WHAT IS ASKED
Everything from the first line of the data through the line with "y_ticks = [7, 8, 9, 10, 11, 12, 13, 14]" is to be echoed exactly, minus the pictures.

COLLECTED MATERIAL

---------------

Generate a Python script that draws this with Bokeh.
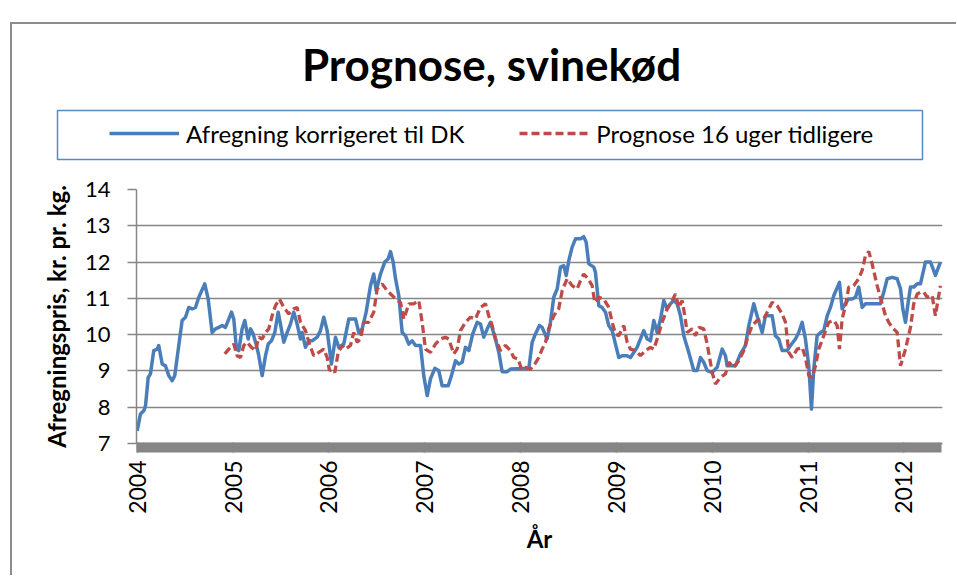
import numpy as np
from bokeh.plotting import figure
from bokeh.layouts import column
from bokeh.models import (Range1d, FixedTicker, Legend, LegendItem, Label, BoxAnnotation)
from bokeh.embed import file_html
from bokeh.resources import INLINE

title_text = "Prognose, svinekød"
y_title = "Afregningspris, kr. pr. kg."
x_title = "År"
series_names = ["Afregning korrigeret til DK", "Prognose 16 uger tidligere"]
year_ticks = [2004, 2005, 2006, 2007, 2008, 2009, 2010, 2011, 2012]
year_labels = ["2004", "2005", "2006", "2007", "2008", "2009", "2010", "2011", "2012"]
y_ticks = [7, 8, 9, 10, 11, 12, 13, 14]

# Afregning korrigeret til DK (decimal year, kr/kg)
afr_year = [2004.000, 2004.034, 2004.069, 2004.087, 2004.115, 2004.139, 2004.173, 2004.209, 2004.225, 2004.261,
            2004.295, 2004.330, 2004.365, 2004.392, 2004.434, 2004.469, 2004.504, 2004.538, 2004.574, 2004.608,
            2004.643, 2004.705, 2004.741, 2004.782, 2004.817, 2004.851, 2004.887, 2004.921, 2004.956, 2004.984,
            2005.008, 2005.036, 2005.060, 2005.095, 2005.123, 2005.158, 2005.182, 2005.210, 2005.245, 2005.269,
            2005.304, 2005.339, 2005.367, 2005.401, 2005.436, 2005.471, 2005.495, 2005.530, 2005.565, 2005.599,
            2005.634, 2005.669, 2005.704, 2005.721, 2005.756, 2005.790, 2005.826, 2005.878, 2005.912, 2005.947,
            2005.982, 2006.027, 2006.069, 2006.103, 2006.155, 2006.208, 2006.278, 2006.312, 2006.347, 2006.389,
            2006.434, 2006.468, 2006.494, 2006.538, 2006.583, 2006.619, 2006.643, 2006.671, 2006.695, 2006.729,
            2006.765, 2006.799, 2006.834, 2006.869, 2006.904, 2006.956, 2006.990, 2007.026, 2007.060, 2007.105,
            2007.147, 2007.182, 2007.245, 2007.279, 2007.321, 2007.355, 2007.391, 2007.425, 2007.460, 2007.501,
            2007.547, 2007.582, 2007.616, 2007.652, 2007.686, 2007.738, 2007.773, 2007.808, 2007.860, 2007.895,
            2008.033, 2008.086, 2008.121, 2008.155, 2008.197, 2008.225, 2008.277, 2008.312, 2008.346, 2008.382,
            2008.416, 2008.451, 2008.476, 2008.503, 2008.538, 2008.573, 2008.625, 2008.659, 2008.684, 2008.712,
            2008.764, 2008.781, 2008.816, 2008.851, 2008.886, 2008.920, 2008.956, 2008.990, 2009.025, 2009.060,
            2009.112, 2009.147, 2009.216, 2009.285, 2009.321, 2009.355, 2009.390, 2009.425, 2009.460, 2009.494,
            2009.529, 2009.564, 2009.598, 2009.634, 2009.668, 2009.703, 2009.755, 2009.807, 2009.842, 2009.877,
            2009.911, 2009.947, 2009.999, 2010.051, 2010.103, 2010.138, 2010.155, 2010.208, 2010.242, 2010.294,
            2010.346, 2010.381, 2010.433, 2010.468, 2010.521, 2010.555, 2010.625, 2010.659, 2010.694, 2010.729,
            2010.781, 2010.816, 2010.868, 2010.902, 2010.938, 2010.972, 2011.007, 2011.035, 2011.059, 2011.094,
            2011.129, 2011.163, 2011.199, 2011.233, 2011.268, 2011.327, 2011.355, 2011.390, 2011.418, 2011.459,
            2011.494, 2011.528, 2011.564, 2011.598, 2011.755, 2011.789, 2011.825, 2011.877, 2011.929, 2011.964,
            2011.988, 2012.016, 2012.044, 2012.068, 2012.102, 2012.138, 2012.172, 2012.224, 2012.276, 2012.304,
            2012.328, 2012.380]
afr_value = [7.35, 7.81, 7.90, 8.04, 8.82, 8.92, 9.56, 9.60, 9.70, 9.19,
             9.14, 8.87, 8.73, 8.87, 9.70, 10.39, 10.48, 10.75, 10.71, 10.75,
             11.03, 11.40, 10.98, 10.06, 10.16, 10.20, 10.25, 10.20, 10.43, 10.62,
             10.43, 9.60, 9.56, 10.16, 10.39, 9.88, 10.16, 10.02, 9.70, 9.42,
             8.87, 9.42, 9.74, 9.83, 10.06, 10.62, 10.29, 9.79, 10.06, 10.29,
             10.62, 10.29, 9.88, 10.06, 9.65, 9.83, 9.83, 9.93, 10.11, 10.48,
             10.11, 9.19, 9.93, 9.65, 9.74, 10.43, 10.43, 10.06, 10.16, 10.62,
             11.35, 11.67, 11.21, 11.67, 12.00, 12.09, 12.29, 12.00, 11.55, 11.08,
             10.06, 9.97, 9.74, 9.83, 9.70, 9.70, 8.87, 8.32, 8.78, 9.07,
             9.01, 8.59, 8.59, 8.87, 9.28, 9.19, 9.24, 9.65, 9.56, 10.02,
             10.34, 10.29, 9.93, 10.16, 10.34, 9.88, 9.51, 8.98, 8.98, 9.05,
             9.07, 9.07, 9.79, 10.02, 10.25, 10.20, 9.88, 10.34, 11.03, 11.26,
             11.86, 11.90, 11.63, 12.04, 12.41, 12.64, 12.64, 12.70, 12.55, 11.95,
             11.86, 11.72, 10.80, 10.75, 10.62, 10.25, 10.11, 9.74, 9.37, 9.42,
             9.42, 9.37, 9.65, 10.11, 9.88, 9.83, 10.39, 10.06, 10.43, 10.94,
             10.71, 10.85, 10.94, 10.85, 10.52, 9.97, 9.51, 9.01, 9.01, 9.37,
             9.24, 9.01, 8.96, 9.10, 9.60, 9.42, 9.14, 9.14, 9.14, 9.47,
             9.70, 10.25, 10.85, 10.52, 10.06, 10.52, 10.52, 9.97, 9.88, 9.56,
             9.56, 9.70, 9.88, 10.06, 10.34, 9.88, 9.14, 7.95, 9.05, 9.97,
             10.06, 10.11, 10.52, 10.75, 11.08, 11.44, 10.71, 10.85, 10.98, 10.98,
             11.03, 11.31, 10.75, 10.85, 10.85, 11.17, 11.54, 11.58, 11.54, 11.26,
             10.71, 10.34, 10.89, 11.31, 11.31, 11.40, 11.40, 12.00, 12.00, 11.81,
             11.63, 12.00]

# Prognose 16 uger tidligere (decimal year, kr/kg)
prog_year = [2004.914, 2004.956, 2005.008, 2005.043, 2005.078, 2005.112, 2005.148, 2005.192, 2005.234, 2005.269,
             2005.304, 2005.339, 2005.373, 2005.408, 2005.443, 2005.485, 2005.530, 2005.582, 2005.634, 2005.669,
             2005.704, 2005.756, 2005.798, 2005.842, 2005.895, 2005.947, 2005.982, 2006.006, 2006.034, 2006.062,
             2006.097, 2006.139, 2006.173, 2006.225, 2006.260, 2006.295, 2006.330, 2006.364, 2006.416, 2006.468,
             2006.504, 2006.556, 2006.608, 2006.660, 2006.695, 2006.747, 2006.782, 2006.834, 2006.886, 2006.938,
             2006.973, 2007.008, 2007.060, 2007.112, 2007.164, 2007.216, 2007.251, 2007.303, 2007.338, 2007.373,
             2007.425, 2007.477, 2007.529, 2007.582, 2007.634, 2007.668, 2007.704, 2007.738, 2007.790, 2007.842,
             2007.895, 2007.929, 2007.975, 2008.009, 2008.051, 2008.103, 2008.148, 2008.190, 2008.225, 2008.260,
             2008.294, 2008.346, 2008.398, 2008.434, 2008.486, 2008.538, 2008.590, 2008.625, 2008.659, 2008.705,
             2008.747, 2008.774, 2008.816, 2008.868, 2008.920, 2008.956, 2008.990, 2009.025, 2009.077, 2009.112,
             2009.147, 2009.199, 2009.251, 2009.303, 2009.355, 2009.390, 2009.425, 2009.477, 2009.529, 2009.582,
             2009.616, 2009.651, 2009.686, 2009.713, 2009.738, 2009.790, 2009.825, 2009.860, 2009.911, 2009.947,
             2009.999, 2010.033, 2010.086, 2010.138, 2010.172, 2010.224, 2010.276, 2010.329, 2010.364, 2010.416,
             2010.468, 2010.537, 2010.573, 2010.625, 2010.677, 2010.729, 2010.764, 2010.798, 2010.834, 2010.886,
             2010.938, 2010.972, 2011.007, 2011.042, 2011.077, 2011.111, 2011.163, 2011.215, 2011.268, 2011.303,
             2011.327, 2011.355, 2011.390, 2011.424, 2011.476, 2011.528, 2011.564, 2011.598, 2011.633, 2011.668,
             2011.720, 2011.773, 2011.807, 2011.841, 2011.877, 2011.929, 2011.964, 2012.016, 2012.068, 2012.102,
             2012.138, 2012.172, 2012.207, 2012.242, 2012.294, 2012.328, 2012.380]
prog_value = [9.47, 9.60, 9.74, 9.42, 9.37, 9.70, 9.79, 9.65, 9.56, 9.93,
              9.88, 10.06, 10.16, 10.52, 10.80, 10.98, 10.75, 10.57, 10.71, 10.75,
              10.34, 10.11, 9.74, 9.42, 9.51, 9.60, 9.37, 9.01, 9.05, 8.96,
              9.51, 9.70, 9.60, 9.70, 10.06, 9.79, 9.88, 10.34, 10.34, 10.62,
              11.26, 11.40, 11.21, 11.08, 10.98, 10.89, 10.43, 10.85, 10.85, 10.94,
              10.34, 9.60, 9.51, 9.74, 9.88, 9.93, 9.88, 9.47, 9.60, 10.11,
              10.34, 10.48, 10.43, 10.75, 10.85, 10.52, 10.25, 9.88, 9.56, 9.70,
              9.56, 9.37, 9.33, 9.05, 9.10, 9.05, 9.19, 9.37, 9.60, 9.79,
              10.16, 10.52, 10.71, 11.21, 11.54, 11.35, 11.26, 11.49, 11.67, 11.54,
              11.35, 10.89, 11.03, 10.98, 10.75, 10.34, 10.02, 9.97, 10.25, 9.79,
              9.60, 9.56, 9.42, 9.56, 9.65, 9.60, 9.88, 10.34, 10.71, 10.94,
              11.12, 10.75, 10.94, 10.52, 10.06, 10.16, 9.97, 10.20, 10.16, 9.74,
              8.96, 8.64, 8.82, 8.92, 9.24, 9.10, 9.28, 9.56, 9.88, 10.25,
              10.39, 10.43, 10.62, 10.89, 10.80, 10.57, 10.34, 9.51, 9.37, 9.60,
              9.65, 9.37, 8.87, 8.82, 9.14, 9.60, 9.97, 10.34, 10.39, 10.25,
              9.60, 10.43, 10.80, 11.31, 11.35, 11.54, 11.77, 12.18, 12.29, 11.95,
              11.35, 10.85, 10.52, 10.34, 10.20, 10.06, 9.14, 9.60, 10.20, 10.85,
              11.12, 11.17, 11.17, 11.03, 11.08, 10.52, 11.35]

GRAY = "#868686"
BLUE = "#4a7ebb"
RED = "#be4b48"
FONT = "Lato"

# ---------- header figure: title + legend ----------
ph = figure(width=944, height=150, output_backend="svg", toolbar_location=None,
            x_range=Range1d(0, 1), y_range=Range1d(0, 1),
            x_axis_location=None, y_axis_location=None, min_border=0)
ph.frame_align = False
ph.grid.visible = False
ph.outline_line_color = None
ph.background_fill_color = "white"
ph.border_fill_color = "white"

ph.add_layout(Label(x=479, y=111, x_units="screen", y_units="screen", text=title_text,
                    text_align="center", text_baseline="alphabetic", text_font=FONT,
                    text_font_style="bold", text_font_size="44px", text_color="black"))

ph.add_layout(BoxAnnotation(left=45, right=910, top=64, bottom=15,
                            left_units="screen", right_units="screen",
                            top_units="screen", bottom_units="screen",
                            fill_alpha=0, line_color="#5a88c4", line_alpha=1.0, line_width=1.5))

# legend-only renderers (no visible data)
lb = ph.line(x=np.array([np.nan]), y=np.array([np.nan]), line_color=BLUE, line_width=3.5)
lr = ph.line(x=np.array([np.nan]), y=np.array([np.nan]), line_color=RED, line_width=3.3, line_dash="8 4")
legend = Legend(items=[LegendItem(label=series_names[0], renderers=[lb]),
                       LegendItem(label=series_names[1], renderers=[lr])],
                orientation="horizontal", location=(97, 26),
                padding=0, margin=0, spacing=55, label_standoff=7,
                glyph_width=70, glyph_height=30, label_height=30,
                border_line_color=None, background_fill_alpha=0,
                label_text_font=FONT, label_text_font_size="24px", label_text_color="black")
ph.add_layout(legend)

# ---------- chart figure ----------
p = figure(width=944, height=401, output_backend="svg", toolbar_location=None,
           x_range=Range1d(2003.993, 2012.402), y_range=Range1d(7, 14),
           min_border_left=124, min_border_right=14, min_border_top=15, min_border_bottom=132)
p.frame_align = False
p.background_fill_color = "white"
p.border_fill_color = "white"
p.outline_line_color = None

r1 = p.line(afr_year, afr_value, line_color=BLUE, line_width=3.5, line_join="round")
r2 = p.line(prog_year, prog_value, line_color=RED, line_width=3.3, line_dash="8 4")

week_ticks = [2004 + i / 52.0 for i in range(0, 437)]
p.xaxis.ticker = FixedTicker(ticks=year_ticks, minor_ticks=week_ticks)
p.xaxis.major_label_overrides = {t: l for t, l in zip(year_ticks, year_labels)}
p.xaxis.major_label_orientation = 1.5707963
p.xaxis.major_label_text_font = FONT
p.xaxis.major_label_text_font_size = "23px"
p.xaxis.major_label_text_color = "black"
p.xaxis.major_label_standoff = 8
p.xaxis.major_tick_in = 1
p.xaxis.major_tick_out = 9
p.xaxis.minor_tick_in = 1
p.xaxis.minor_tick_out = 9
p.xaxis.major_tick_line_color = GRAY
p.xaxis.minor_tick_line_color = GRAY
p.xaxis.major_tick_line_width = 2
p.xaxis.minor_tick_line_width = 2
p.xaxis.axis_line_color = GRAY
p.xaxis.axis_line_width = 1.5
p.xaxis.axis_label = x_title
p.xaxis.axis_label_text_font = FONT
p.xaxis.axis_label_text_font_style = "bold"
p.xaxis.axis_label_text_font_size = "24px"
p.xaxis.axis_label_text_color = "black"
p.xaxis.axis_label_standoff = 7
p.xgrid.grid_line_color = None

p.yaxis.ticker = FixedTicker(ticks=y_ticks)
p.yaxis.major_label_text_font = FONT
p.yaxis.major_label_text_font_size = "22px"
p.yaxis.major_label_text_color = "black"
p.yaxis.major_label_standoff = 17
p.yaxis.major_tick_in = 0
p.yaxis.major_tick_out = 9
p.yaxis.minor_tick_line_color = None
p.yaxis.major_tick_line_color = GRAY
p.yaxis.major_tick_line_width = 1.5
p.yaxis.axis_line_color = GRAY
p.yaxis.axis_line_width = 1.5
p.yaxis.axis_label = y_title
p.yaxis.axis_label_text_font = FONT
p.yaxis.axis_label_text_font_style = "bold"
p.yaxis.axis_label_text_font_size = "24px"
p.yaxis.axis_label_text_color = "black"
p.yaxis.axis_label_standoff = 11
p.ygrid.grid_line_color = GRAY
p.ygrid.grid_line_width = 1.5

layout = column(ph, p, spacing=0, margin=(22, 0, 0, 10),
                styles={"border-left": "2px solid #8c8c8c", "border-top": "2px solid #8c8c8c",
                        "background-color": "white"})

open("out.html", "w").write(file_html(layout, INLINE))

---------------

FINISHED EXERCISE
Generate a Python script that draws this with Bokeh.
import numpy as np
from bokeh.plotting import figure
from bokeh.layouts import column
from bokeh.models import (Range1d, FixedTicker, Legend, LegendItem, Label, BoxAnnotation)
from bokeh.embed import file_html
from bokeh.resources import INLINE

title_text = "Prognose, svinekød"
y_title = "Afregningspris, kr. pr. kg."
x_title = "År"
series_names = ["Afregning korrigeret til DK", "Prognose 16 uger tidligere"]
year_ticks = [2004, 2005, 2006, 2007, 2008, 2009, 2010, 2011, 2012]
year_labels = ["2004", "2005", "2006", "2007", "2008", "2009", "2010", "2011", "2012"]
y_ticks = [7, 8, 9, 10, 11, 12, 13, 14]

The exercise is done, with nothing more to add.